Problem to solve: Restate each of the lines below word for word and drop every picture.

Source data:
* * * * * * *

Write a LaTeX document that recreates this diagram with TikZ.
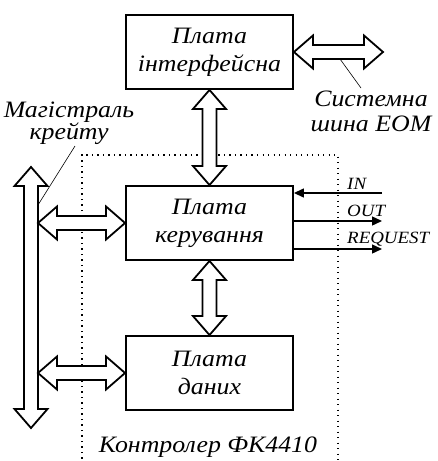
\documentclass[tikz,border=0pt]{standalone}
\usepackage{fontspec}
\setmainfont{Liberation Serif}[FakeStretch=1.1]
\usetikzlibrary{calc,arrows.meta}

% block arrow outlines: head half-width, head length, shaft half-width
\def\hw{16.5}\def\hl{19}\def\sw{7}
% vertical hollow double arrow from upper point #1 to lower point #2
\newcommand\vbus[2]{%
  \draw[busarrow] (#1) -- ($(#1)+(\hw,\hl)$) -- ($(#1)+(\sw,\hl)$)
    -- ($(#2)+(\sw,-\hl)$) -- ($(#2)+(\hw,-\hl)$) -- (#2)
    -- ($(#2)+(-\hw,-\hl)$) -- ($(#2)+(-\sw,-\hl)$)
    -- ($(#1)+(-\sw,\hl)$) -- ($(#1)+(-\hw,\hl)$) -- cycle;}
% horizontal hollow double arrow from left point #1 to right point #2
\newcommand\hbus[2]{%
  \draw[busarrow] (#1) -- ($(#1)+(\hl,-\hw)$) -- ($(#1)+(\hl,-\sw)$)
    -- ($(#2)+(-\hl,-\sw)$) -- ($(#2)+(-\hl,-\hw)$) -- (#2)
    -- ($(#2)+(-\hl,\hw)$) -- ($(#2)+(-\hl,\sw)$)
    -- ($(#1)+(\hl,\sw)$) -- ($(#1)+(\hl,\hw)$) -- cycle;}

\tikzset{
  board/.style={draw, line width=1.9pt, minimum width=167pt, minimum height=74pt,
    inner sep=0pt, align=center, font=\fontsize{23.5}{28}\selectfont\itshape},
  busarrow/.style={line width=1.8pt, line join=miter, fill=white},
  label/.style={inner sep=0pt, align=center, font=\fontsize{23.5}{25}\selectfont\itshape},
  siglabel/.style={inner sep=0pt, anchor=base west, font=\fontsize{17.2}{17.2}\selectfont\itshape},
  signal/.style={line width=1.4pt},
  sigtip/.style={-{Triangle[length=10pt,width=9pt]}},
  leader/.style={line width=0.6pt},
  frame/.style={line width=1.1pt, dash pattern=on 1.1pt off 4.4pt}
}

\begin{document}
\begin{tikzpicture}[x=1pt,y=-1pt]
  \useasboundingbox (0,0) rectangle (438,461);

  % controller outline (runs off the lower edge)
  \draw[frame] (82,475) -- (82,155) -- (338,155) -- (338,475);

  % boards
  \node[board] (ifc) at (209.5,52) {Плата\\інтерфейсна};
  \node[board] (ctl) at (209.5,223) {Плата\\керування};
  \node[board] (dat) at (209.5,373) {Плата\\даних};

  % crate backplane
  \coordinate (bustop) at (31,167);
  \coordinate (busbot) at (31,428);
  \coordinate (busedge) at (38,0);
  \vbus{bustop}{busbot}

  % backplane to boards
  \hbus{ctl.west -| busedge}{ctl.west}
  \hbus{dat.west -| busedge}{dat.west}

  % board to board
  \vbus{ifc.south}{ctl.north}
  \vbus{ctl.south}{dat.north}

  % system bus
  \coordinate (sysend) at (383,52);
  \hbus{ifc.east}{sysend}

  % control signals
  \coordinate (sigx) at (382,0);
  \coordinate (inL) at (0,193);
  \coordinate (outL) at (0,221);
  \coordinate (reqL) at (0,249);
  \draw[signal,sigtip] (sigx |- inL) -- (ctl.east |- inL);
  \draw[signal,sigtip] (ctl.east |- outL) -- (sigx |- outL);
  \draw[signal,sigtip] (ctl.east |- reqL) -- (sigx |- reqL);
  \node[siglabel] (inlab) at (347,189) {IN};
  \node[siglabel] (outlab) at (347,216) {OUT};
  \node[siglabel] (reqlab) at (347,243) {REQUEST};

  % captions
  \node[label] (syslab) at (371,111) {Системна\\шина ЕОМ};
  \draw[leader] (340,59) -- (361,88);
  \node[label, font=\fontsize{23.5}{22}\selectfont\itshape] (cratelab) at (69,123) {Магістраль\\крейту};
  \draw[leader] (75,146) -- (38,205);
  \node[label] (ctrllab) at (208,447) {Контролер ФК4410};
\end{tikzpicture}
\end{document}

* * * * * * *

Task answer:
Write a LaTeX document that recreates this diagram with TikZ.
\documentclass[tikz,border=0pt]{standalone}
\usepackage{fontspec}
\setmainfont{Liberation Serif}[FakeStretch=1.1]
\usetikzlibrary{calc,arrows.meta}

% block arrow outlines: head half-width, head length, shaft half-width
\def\hw{16.5}\def\hl{19}\def\sw{7}
% vertical hollow double arrow from upper point #1 to lower point #2
\newcommand\vbus[2]{%
  \draw[busarrow] (#1) -- ($(#1)+(\hw,\hl)$) -- ($(#1)+(\sw,\hl)$)
    -- ($(#2)+(\sw,-\hl)$) -- ($(#2)+(\hw,-\hl)$) -- (#2)
    -- ($(#2)+(-\hw,-\hl)$) -- ($(#2)+(-\sw,-\hl)$)
    -- ($(#1)+(-\sw,\hl)$) -- ($(#1)+(-\hw,\hl)$) -- cycle;}
% horizontal hollow double arrow from left point #1 to right point #2
\newcommand\hbus[2]{%
  \draw[busarrow] (#1) -- ($(#1)+(\hl,-\hw)$) -- ($(#1)+(\hl,-\sw)$)
    -- ($(#2)+(-\hl,-\sw)$) -- ($(#2)+(-\hl,-\hw)$) -- (#2)
    -- ($(#2)+(-\hl,\hw)$) -- ($(#2)+(-\hl,\sw)$)
    -- ($(#1)+(\hl,\sw)$) -- ($(#1)+(\hl,\hw)$) -- cycle;}

\tikzset{
  board/.style={draw, line width=1.9pt, minimum width=167pt, minimum height=74pt,
    inner sep=0pt, align=center, font=\fontsize{23.5}{28}\selectfont\itshape},
  busarrow/.style={line width=1.8pt, line join=miter, fill=white},
  label/.style={inner sep=0pt, align=center, font=\fontsize{23.5}{25}\selectfont\itshape},
  siglabel/.style={inner sep=0pt, anchor=base west, font=\fontsize{17.2}{17.2}\selectfont\itshape},
  signal/.style={line width=1.4pt},
  sigtip/.style={-{Triangle[length=10pt,width=9pt]}},
  leader/.style={line width=0.6pt},
  frame/.style={line width=1.1pt, dash pattern=on 1.1pt off 4.4pt}
}

\begin{document}
\begin{tikzpicture}[x=1pt,y=-1pt]
  \useasboundingbox (0,0) rectangle (438,461);

  % controller outline (runs off the lower edge)
  \draw[frame] (82,475) -- (82,155) -- (338,155) -- (338,475);

  % boards
  \node[board] (ifc) at (209.5,52) {Плата\\інтерфейсна};
  \node[board] (ctl) at (209.5,223) {Плата\\керування};
  \node[board] (dat) at (209.5,373) {Плата\\даних};

  % crate backplane
  \coordinate (bustop) at (31,167);
  \coordinate (busbot) at (31,428);
  \coordinate (busedge) at (38,0);
  \vbus{bustop}{busbot}

  % backplane to boards
  \hbus{ctl.west -| busedge}{ctl.west}
  \hbus{dat.west -| busedge}{dat.west}

  % board to board
  \vbus{ifc.south}{ctl.north}
  \vbus{ctl.south}{dat.north}

  % system bus
  \coordinate (sysend) at (383,52);
  \hbus{ifc.east}{sysend}

  % control signals
  \coordinate (sigx) at (382,0);
  \coordinate (inL) at (0,193);
  \coordinate (outL) at (0,221);
  \coordinate (reqL) at (0,249);
  \draw[signal,sigtip] (sigx |- inL) -- (ctl.east |- inL);
  \draw[signal,sigtip] (ctl.east |- outL) -- (sigx |- outL);
  \draw[signal,sigtip] (ctl.east |- reqL) -- (sigx |- reqL);
  \node[siglabel] (inlab) at (347,189) {IN};
  \node[siglabel] (outlab) at (347,216) {OUT};
  \node[siglabel] (reqlab) at (347,243) {REQUEST};

  % captions
  \node[label] (syslab) at (371,111) {Системна\\шина ЕОМ};
  \draw[leader] (340,59) -- (361,88);
  \node[label, font=\fontsize{23.5}{22}\selectfont\itshape] (cratelab) at (69,123) {Магістраль\\крейту};
  \draw[leader] (75,146) -- (38,205);
  \node[label] (ctrllab) at (208,447) {Контролер ФК4410};
\end{tikzpicture}
\end{document}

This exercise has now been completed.